I think im done with TTC for the time being, Its been a very long and difficult process and after an early MC last month I just feel i'm done. I cant take the dissapointment and upset anymore:cry:

Its been 4 years and seeing a FS for 9 months only to keep being told come back in three months each time. I am reluctant to do IVF/ICSI as it would be using my parents money and that comes with massive pressure and guilt if it fails.

A colleague has just gone off sick with migraines in her second pregnancy and I just feel like packing it all in to stay tucked up in my house for a few months where no one can disturb me.

My husband is supportive and says do whatever you need to-the only problem is I dont really know whats for the best.

Sorry for the rant just needed to get all that out, thanks for listening.x
 
I'm sorry it's been so hard for you. :hugs:

I've gone a year with just 4 cycles. (11/05/10, 01/31/11, 06/10/11, and 09/06/11.) We tried NTNP 11 months, then soy this cycle, with no luck yet...DH doesn't want to TTC any more than soy atm so I might be done for a while also.
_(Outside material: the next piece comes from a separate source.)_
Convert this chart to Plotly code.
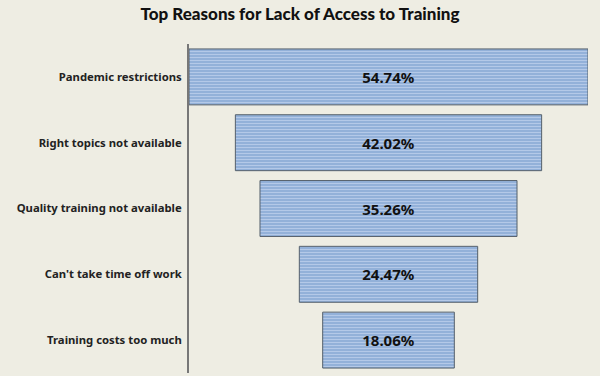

Can I ask, when you take a break from TTC, do you NTNP or do you start using birth control again? I'm not sure what to do. :wacko:
 
Sorry to hear about your loss. :hugs:

It's not admitting defeat if you take a break, there's nothing wrong with stepping back and taking a breather from this struggle. Whether it's for a few months or years, it does really help.

When you take a break you're NTNP. There's no scheduled sex around your fertile, it's just whenever. You're taking a break from temping, charting, counting, and OPks.
 
I totally understand, i had someone at work tell not to worry i did not get a payrise this time around I will gone soon on maternity leave.. I was so so angry I called into work sick and almost handed in my notice, its just so frustrating, management are there over looking me becuase I am married woman of child bearing age and on the other hand I just can't seem to get pregnant... I curled up in my house for a few days. I have to come back out tomorrow and go back to work, but I really didn't feel like it earlier just some how dragged myself back up off the floor again. AF got me a few days ago maybe thats part of the reason for my huge depression over the last few days.

The worst part is all the waiting, I hate it too, you just wait and wait and theres such long gaps between appointments... my FS says to me, see you in 3 months... thats if your not pregnant by then.... I want to strangle her....

wish we all had the money to go privately and not have to wait and wait :-(
 
:hugs: to you all.
I understand taking a break (for months or even a couple years) but never give up hope.
I do know how hard it is - I've been seeing bfn's since we lost Oliver in 2004.
Hubby's always been more along the lines of NTNP even though I've charted my cycles during that time (I haven't OPK'ed or temped until now though) and tried to BD at least once during my more fertile times.
 
Thanks everyone

It's really encouraging to hear of others who've made the decision and come out the other side.

Sophe I totally get the work thing drives you crazy doesn't it, I pulled a sicky for one day this week but felt I had to go back today as no one to cover.

I think the ntnp is poss the way to go for a couple months to get my head back into gear.xxx
 
Sorry you are going through this. It really is hard. DH and I have been trying for almost 4 years as well with no success.

Just a month ago, DH and I decided we were going to try anymore and just have fun with sex instead of making it so stressful and scheduled. We haven't talked about it or thought much about it since. I haven't even bothered checking when I ovulated (other than the calendar and that isn't always accurate). I haven't symptom spotted or had the urge to take one PregTest! All I have done is just made myself busy with house work and friends.

Sex between DH and I has been nothing just relaxed and fun. So, it is perfectly fine to just take a break and relax! It is probably for the best anyways. The more you think about it the more stressed it makes you. Stress is not good for conceiving! :) Best of luck to you!